• [DATASET RECORDS]:

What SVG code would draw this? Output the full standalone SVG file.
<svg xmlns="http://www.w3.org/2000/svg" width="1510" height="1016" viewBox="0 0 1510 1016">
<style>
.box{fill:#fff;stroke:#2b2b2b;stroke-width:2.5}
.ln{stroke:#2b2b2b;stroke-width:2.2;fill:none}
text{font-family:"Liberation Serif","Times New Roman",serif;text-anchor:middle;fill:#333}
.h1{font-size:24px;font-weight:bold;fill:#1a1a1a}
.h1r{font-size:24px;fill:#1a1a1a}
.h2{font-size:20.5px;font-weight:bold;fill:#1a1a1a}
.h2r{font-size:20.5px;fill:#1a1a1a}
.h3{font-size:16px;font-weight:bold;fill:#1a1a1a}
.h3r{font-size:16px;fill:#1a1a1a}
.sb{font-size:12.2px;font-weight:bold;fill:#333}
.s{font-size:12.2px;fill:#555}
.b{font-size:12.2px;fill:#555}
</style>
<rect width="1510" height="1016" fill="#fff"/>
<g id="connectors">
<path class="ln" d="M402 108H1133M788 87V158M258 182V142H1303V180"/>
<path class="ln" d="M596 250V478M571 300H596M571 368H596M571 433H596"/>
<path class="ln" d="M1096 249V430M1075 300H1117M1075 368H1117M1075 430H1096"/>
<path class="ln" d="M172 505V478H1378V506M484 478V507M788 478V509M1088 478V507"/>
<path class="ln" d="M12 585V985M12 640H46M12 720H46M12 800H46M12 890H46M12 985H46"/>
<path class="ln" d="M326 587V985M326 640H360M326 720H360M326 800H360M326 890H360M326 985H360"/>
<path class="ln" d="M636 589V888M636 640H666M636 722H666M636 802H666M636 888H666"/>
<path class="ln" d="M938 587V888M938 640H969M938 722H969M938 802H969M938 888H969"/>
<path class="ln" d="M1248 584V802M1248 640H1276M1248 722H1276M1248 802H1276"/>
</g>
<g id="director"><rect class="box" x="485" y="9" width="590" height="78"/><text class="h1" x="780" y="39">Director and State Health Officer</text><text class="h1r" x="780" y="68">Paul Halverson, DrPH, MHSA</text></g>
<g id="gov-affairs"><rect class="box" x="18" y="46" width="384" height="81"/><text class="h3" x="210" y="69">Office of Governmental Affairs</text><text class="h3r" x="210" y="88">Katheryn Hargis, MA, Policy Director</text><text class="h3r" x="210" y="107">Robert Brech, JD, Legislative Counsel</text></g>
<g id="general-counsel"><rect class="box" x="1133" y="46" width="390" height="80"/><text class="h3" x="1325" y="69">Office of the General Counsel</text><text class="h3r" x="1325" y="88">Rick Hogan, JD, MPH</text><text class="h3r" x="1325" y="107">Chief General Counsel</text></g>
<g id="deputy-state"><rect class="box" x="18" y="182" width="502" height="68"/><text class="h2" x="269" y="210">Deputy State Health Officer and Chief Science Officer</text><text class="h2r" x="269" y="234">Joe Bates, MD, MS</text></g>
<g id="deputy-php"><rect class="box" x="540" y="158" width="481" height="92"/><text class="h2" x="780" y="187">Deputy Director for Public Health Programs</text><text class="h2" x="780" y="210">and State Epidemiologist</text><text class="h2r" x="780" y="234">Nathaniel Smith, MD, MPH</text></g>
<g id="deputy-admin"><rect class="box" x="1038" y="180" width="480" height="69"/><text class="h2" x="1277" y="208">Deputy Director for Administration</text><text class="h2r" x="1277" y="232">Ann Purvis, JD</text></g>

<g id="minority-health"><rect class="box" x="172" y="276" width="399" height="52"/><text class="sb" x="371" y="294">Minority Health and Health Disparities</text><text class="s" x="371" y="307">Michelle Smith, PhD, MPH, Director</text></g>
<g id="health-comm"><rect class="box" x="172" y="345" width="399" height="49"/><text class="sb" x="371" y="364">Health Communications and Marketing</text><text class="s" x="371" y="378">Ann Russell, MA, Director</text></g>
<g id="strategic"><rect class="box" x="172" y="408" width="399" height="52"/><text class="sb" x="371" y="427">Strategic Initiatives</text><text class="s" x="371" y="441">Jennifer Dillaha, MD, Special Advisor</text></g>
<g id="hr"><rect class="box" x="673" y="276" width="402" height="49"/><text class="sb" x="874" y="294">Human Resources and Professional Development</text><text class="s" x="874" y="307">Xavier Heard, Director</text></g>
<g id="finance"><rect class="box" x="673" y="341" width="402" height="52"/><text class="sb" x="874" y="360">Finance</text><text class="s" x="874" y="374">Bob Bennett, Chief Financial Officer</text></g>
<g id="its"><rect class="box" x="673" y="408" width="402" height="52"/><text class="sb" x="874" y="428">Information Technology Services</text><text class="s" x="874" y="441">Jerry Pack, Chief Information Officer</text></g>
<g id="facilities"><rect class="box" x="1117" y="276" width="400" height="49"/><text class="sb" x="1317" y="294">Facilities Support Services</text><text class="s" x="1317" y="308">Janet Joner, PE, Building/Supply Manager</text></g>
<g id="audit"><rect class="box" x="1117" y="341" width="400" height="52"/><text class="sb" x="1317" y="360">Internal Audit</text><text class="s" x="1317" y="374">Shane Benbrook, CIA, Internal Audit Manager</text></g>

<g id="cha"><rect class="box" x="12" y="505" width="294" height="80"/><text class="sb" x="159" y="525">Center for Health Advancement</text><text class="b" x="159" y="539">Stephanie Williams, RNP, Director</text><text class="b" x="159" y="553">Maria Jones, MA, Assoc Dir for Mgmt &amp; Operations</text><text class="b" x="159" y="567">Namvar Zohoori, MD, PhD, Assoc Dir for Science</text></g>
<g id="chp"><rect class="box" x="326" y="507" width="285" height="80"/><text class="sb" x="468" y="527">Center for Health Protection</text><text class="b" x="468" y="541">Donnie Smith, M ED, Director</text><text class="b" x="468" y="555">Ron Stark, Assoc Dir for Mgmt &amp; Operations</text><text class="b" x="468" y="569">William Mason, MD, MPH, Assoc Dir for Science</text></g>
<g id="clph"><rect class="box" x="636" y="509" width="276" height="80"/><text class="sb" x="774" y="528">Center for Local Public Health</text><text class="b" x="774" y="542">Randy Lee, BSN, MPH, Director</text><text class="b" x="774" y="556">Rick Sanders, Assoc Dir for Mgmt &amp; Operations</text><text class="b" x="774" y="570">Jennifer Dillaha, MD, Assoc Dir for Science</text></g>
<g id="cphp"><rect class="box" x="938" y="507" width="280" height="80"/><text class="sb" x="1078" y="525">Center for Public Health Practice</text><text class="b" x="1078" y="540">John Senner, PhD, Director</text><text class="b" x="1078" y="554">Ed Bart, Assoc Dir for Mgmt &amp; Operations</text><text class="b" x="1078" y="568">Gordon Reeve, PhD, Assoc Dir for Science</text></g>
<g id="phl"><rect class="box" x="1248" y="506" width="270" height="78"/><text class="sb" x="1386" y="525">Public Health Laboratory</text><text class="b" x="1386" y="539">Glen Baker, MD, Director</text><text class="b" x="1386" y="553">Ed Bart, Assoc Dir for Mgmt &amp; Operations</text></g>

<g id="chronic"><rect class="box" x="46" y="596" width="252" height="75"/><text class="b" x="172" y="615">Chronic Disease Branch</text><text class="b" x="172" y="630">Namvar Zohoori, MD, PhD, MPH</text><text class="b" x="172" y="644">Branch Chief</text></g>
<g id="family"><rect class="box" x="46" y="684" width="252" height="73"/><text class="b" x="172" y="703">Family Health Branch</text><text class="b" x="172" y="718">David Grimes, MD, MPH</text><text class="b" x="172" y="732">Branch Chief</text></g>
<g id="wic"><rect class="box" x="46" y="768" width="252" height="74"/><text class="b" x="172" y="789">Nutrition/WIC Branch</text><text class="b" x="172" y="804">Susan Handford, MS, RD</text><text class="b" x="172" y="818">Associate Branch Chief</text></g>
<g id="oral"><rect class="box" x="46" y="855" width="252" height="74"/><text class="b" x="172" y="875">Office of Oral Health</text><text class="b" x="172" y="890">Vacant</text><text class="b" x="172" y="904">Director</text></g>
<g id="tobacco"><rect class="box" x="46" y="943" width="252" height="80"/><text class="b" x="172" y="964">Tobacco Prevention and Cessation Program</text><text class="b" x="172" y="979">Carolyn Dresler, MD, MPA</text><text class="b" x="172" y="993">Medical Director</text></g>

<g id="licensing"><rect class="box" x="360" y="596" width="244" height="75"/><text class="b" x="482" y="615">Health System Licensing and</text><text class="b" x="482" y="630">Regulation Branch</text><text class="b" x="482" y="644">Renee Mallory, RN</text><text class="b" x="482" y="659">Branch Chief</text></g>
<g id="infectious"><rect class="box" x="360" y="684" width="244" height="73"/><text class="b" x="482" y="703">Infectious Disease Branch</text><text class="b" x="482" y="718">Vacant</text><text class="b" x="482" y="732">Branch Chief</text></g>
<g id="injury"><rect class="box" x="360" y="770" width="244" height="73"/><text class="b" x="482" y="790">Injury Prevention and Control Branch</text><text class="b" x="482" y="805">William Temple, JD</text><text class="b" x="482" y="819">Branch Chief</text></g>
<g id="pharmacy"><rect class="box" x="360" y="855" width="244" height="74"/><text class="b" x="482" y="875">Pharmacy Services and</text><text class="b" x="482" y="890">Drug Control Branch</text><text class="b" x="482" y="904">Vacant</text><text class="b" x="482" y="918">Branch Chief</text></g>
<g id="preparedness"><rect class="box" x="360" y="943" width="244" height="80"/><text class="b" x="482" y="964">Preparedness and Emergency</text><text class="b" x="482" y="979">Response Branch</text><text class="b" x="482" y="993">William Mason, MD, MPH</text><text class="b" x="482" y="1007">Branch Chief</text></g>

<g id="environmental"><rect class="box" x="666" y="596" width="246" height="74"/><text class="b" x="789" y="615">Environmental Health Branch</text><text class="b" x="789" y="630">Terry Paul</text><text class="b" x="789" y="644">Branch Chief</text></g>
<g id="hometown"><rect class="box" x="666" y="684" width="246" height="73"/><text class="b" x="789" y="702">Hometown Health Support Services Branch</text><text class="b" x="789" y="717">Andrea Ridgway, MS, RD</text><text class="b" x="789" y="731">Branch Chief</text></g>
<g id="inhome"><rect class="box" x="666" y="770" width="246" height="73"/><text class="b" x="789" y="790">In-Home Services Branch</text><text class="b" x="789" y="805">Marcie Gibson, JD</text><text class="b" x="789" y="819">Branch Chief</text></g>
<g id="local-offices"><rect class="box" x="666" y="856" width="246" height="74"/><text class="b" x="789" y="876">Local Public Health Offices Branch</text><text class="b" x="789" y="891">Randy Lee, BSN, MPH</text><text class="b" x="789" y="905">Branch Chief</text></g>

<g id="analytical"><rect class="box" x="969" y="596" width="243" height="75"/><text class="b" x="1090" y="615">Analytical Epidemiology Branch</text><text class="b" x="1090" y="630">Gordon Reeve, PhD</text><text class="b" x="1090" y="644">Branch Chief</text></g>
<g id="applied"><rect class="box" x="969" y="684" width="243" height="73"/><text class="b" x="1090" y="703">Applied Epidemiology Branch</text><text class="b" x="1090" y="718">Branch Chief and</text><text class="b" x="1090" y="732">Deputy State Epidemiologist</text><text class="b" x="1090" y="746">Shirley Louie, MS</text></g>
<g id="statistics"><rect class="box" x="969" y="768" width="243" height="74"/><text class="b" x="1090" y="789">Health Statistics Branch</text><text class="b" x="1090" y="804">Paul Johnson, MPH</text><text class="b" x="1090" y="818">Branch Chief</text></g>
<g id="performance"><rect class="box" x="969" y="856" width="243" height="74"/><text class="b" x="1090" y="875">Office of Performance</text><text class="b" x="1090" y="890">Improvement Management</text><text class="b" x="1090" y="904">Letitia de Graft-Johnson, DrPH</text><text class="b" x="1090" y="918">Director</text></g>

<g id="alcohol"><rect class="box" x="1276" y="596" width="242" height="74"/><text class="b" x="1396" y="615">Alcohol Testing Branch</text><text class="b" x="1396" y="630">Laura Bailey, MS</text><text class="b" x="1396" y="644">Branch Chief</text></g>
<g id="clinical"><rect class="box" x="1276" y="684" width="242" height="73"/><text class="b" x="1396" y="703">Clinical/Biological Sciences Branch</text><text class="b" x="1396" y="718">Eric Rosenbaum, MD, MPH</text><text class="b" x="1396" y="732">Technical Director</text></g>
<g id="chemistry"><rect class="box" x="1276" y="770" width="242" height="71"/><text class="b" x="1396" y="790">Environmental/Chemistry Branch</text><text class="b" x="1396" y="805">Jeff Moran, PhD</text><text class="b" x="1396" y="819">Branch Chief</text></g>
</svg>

...

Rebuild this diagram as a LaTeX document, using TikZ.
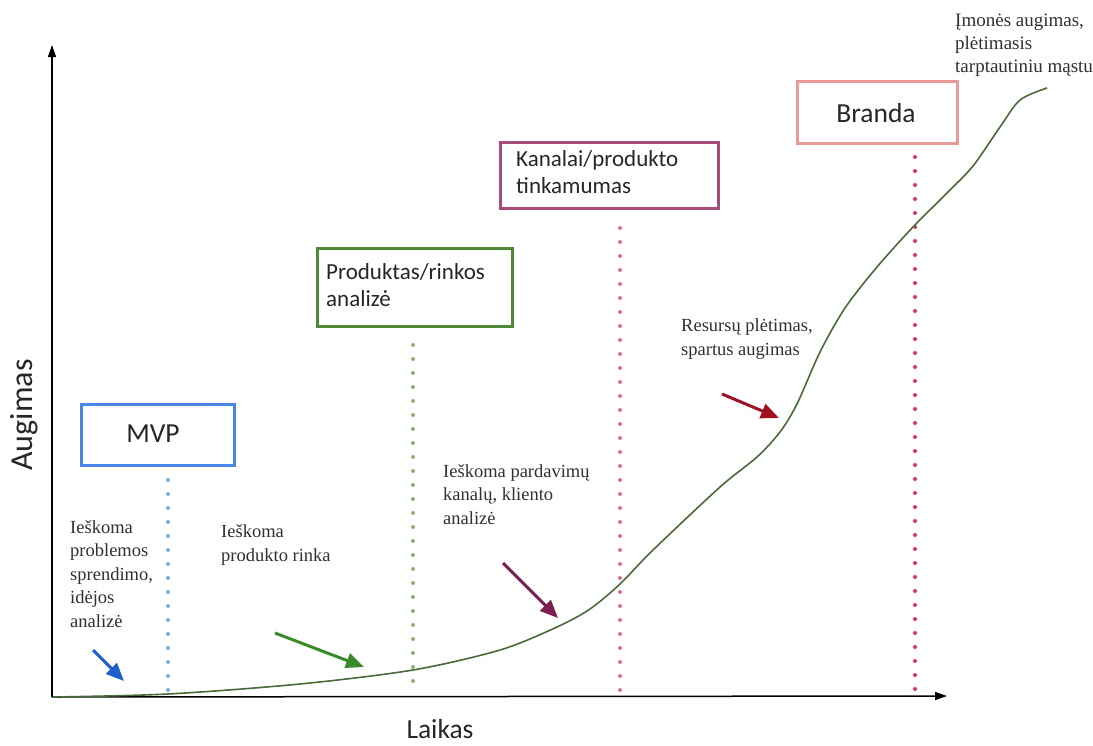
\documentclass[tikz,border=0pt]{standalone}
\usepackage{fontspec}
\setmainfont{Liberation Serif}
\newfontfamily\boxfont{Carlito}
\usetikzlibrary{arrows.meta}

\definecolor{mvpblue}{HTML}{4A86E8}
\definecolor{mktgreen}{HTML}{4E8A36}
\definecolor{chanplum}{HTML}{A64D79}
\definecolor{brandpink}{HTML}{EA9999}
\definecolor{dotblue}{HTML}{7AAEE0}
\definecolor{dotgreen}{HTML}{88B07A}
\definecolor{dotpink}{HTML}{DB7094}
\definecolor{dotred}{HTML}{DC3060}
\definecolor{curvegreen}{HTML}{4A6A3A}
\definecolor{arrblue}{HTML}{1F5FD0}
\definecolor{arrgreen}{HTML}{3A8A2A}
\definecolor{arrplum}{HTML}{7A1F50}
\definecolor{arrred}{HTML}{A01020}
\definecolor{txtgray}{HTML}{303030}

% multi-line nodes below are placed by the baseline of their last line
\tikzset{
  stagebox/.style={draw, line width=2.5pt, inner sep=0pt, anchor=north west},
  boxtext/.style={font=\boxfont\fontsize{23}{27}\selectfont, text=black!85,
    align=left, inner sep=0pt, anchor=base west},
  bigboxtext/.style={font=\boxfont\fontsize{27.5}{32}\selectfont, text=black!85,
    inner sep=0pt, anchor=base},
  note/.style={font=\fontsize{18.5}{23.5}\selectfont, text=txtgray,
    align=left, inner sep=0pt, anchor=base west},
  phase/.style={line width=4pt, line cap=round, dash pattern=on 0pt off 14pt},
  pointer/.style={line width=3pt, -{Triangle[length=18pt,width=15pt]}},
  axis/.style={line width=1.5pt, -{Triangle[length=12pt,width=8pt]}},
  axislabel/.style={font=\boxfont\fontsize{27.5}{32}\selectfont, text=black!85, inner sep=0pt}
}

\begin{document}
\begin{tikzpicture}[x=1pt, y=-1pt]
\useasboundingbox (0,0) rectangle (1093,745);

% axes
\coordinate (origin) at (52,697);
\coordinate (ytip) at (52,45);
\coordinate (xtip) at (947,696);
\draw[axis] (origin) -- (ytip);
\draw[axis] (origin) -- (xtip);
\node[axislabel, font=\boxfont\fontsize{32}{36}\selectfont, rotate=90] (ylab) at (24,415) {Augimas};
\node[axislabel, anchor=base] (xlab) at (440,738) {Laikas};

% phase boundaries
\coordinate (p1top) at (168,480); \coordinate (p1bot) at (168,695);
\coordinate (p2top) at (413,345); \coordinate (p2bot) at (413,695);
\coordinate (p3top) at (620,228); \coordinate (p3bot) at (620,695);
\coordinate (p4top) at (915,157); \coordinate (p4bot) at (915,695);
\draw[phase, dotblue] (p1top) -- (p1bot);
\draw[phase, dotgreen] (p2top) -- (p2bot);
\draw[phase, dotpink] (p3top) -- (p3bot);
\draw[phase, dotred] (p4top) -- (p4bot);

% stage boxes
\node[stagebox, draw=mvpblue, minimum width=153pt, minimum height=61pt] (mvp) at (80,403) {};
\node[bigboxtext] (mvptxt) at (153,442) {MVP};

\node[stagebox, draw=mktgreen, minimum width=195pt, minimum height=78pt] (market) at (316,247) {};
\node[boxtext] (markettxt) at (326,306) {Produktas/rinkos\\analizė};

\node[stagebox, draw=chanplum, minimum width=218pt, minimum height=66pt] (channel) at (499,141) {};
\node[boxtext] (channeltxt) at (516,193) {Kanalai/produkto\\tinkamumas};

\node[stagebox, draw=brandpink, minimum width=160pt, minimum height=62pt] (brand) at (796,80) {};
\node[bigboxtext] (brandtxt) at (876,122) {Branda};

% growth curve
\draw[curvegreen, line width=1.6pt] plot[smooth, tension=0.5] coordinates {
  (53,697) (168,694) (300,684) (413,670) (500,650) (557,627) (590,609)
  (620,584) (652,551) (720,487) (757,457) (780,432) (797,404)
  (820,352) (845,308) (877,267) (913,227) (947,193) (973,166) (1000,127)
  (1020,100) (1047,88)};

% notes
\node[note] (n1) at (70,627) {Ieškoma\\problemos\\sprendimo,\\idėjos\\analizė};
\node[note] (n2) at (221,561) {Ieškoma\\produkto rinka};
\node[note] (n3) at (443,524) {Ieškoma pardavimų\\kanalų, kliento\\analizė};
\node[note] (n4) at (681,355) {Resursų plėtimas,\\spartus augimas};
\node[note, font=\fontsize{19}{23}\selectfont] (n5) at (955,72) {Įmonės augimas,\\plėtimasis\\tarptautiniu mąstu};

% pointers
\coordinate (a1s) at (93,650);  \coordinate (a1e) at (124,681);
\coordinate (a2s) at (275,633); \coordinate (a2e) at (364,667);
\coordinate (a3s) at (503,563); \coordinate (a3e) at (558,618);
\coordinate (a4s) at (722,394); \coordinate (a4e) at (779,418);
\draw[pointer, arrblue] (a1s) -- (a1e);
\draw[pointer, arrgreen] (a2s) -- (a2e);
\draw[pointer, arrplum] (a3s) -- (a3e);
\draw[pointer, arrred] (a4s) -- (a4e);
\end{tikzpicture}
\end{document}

• [DIRECTION]:
Starting at the line that contains "Rebuild this diagram" and stopping after the line that contains "anchor=base] (xlab) at", copy every line exactly. Leave any pictures behind.

• [SOLUTION FOR THIS EXERCISE]:
Rebuild this diagram as a LaTeX document, using TikZ.
\documentclass[tikz,border=0pt]{standalone}
\usepackage{fontspec}
\setmainfont{Liberation Serif}
\newfontfamily\boxfont{Carlito}
\usetikzlibrary{arrows.meta}

\definecolor{mvpblue}{HTML}{4A86E8}
\definecolor{mktgreen}{HTML}{4E8A36}
\definecolor{chanplum}{HTML}{A64D79}
\definecolor{brandpink}{HTML}{EA9999}
\definecolor{dotblue}{HTML}{7AAEE0}
\definecolor{dotgreen}{HTML}{88B07A}
\definecolor{dotpink}{HTML}{DB7094}
\definecolor{dotred}{HTML}{DC3060}
\definecolor{curvegreen}{HTML}{4A6A3A}
\definecolor{arrblue}{HTML}{1F5FD0}
\definecolor{arrgreen}{HTML}{3A8A2A}
\definecolor{arrplum}{HTML}{7A1F50}
\definecolor{arrred}{HTML}{A01020}
\definecolor{txtgray}{HTML}{303030}

% multi-line nodes below are placed by the baseline of their last line
\tikzset{
  stagebox/.style={draw, line width=2.5pt, inner sep=0pt, anchor=north west},
  boxtext/.style={font=\boxfont\fontsize{23}{27}\selectfont, text=black!85,
    align=left, inner sep=0pt, anchor=base west},
  bigboxtext/.style={font=\boxfont\fontsize{27.5}{32}\selectfont, text=black!85,
    inner sep=0pt, anchor=base},
  note/.style={font=\fontsize{18.5}{23.5}\selectfont, text=txtgray,
    align=left, inner sep=0pt, anchor=base west},
  phase/.style={line width=4pt, line cap=round, dash pattern=on 0pt off 14pt},
  pointer/.style={line width=3pt, -{Triangle[length=18pt,width=15pt]}},
  axis/.style={line width=1.5pt, -{Triangle[length=12pt,width=8pt]}},
  axislabel/.style={font=\boxfont\fontsize{27.5}{32}\selectfont, text=black!85, inner sep=0pt}
}

\begin{document}
\begin{tikzpicture}[x=1pt, y=-1pt]
\useasboundingbox (0,0) rectangle (1093,745);

% axes
\coordinate (origin) at (52,697);
\coordinate (ytip) at (52,45);
\coordinate (xtip) at (947,696);
\draw[axis] (origin) -- (ytip);
\draw[axis] (origin) -- (xtip);
\node[axislabel, font=\boxfont\fontsize{32}{36}\selectfont, rotate=90] (ylab) at (24,415) {Augimas};
\node[axislabel, anchor=base] (xlab) at (440,738) {Laikas};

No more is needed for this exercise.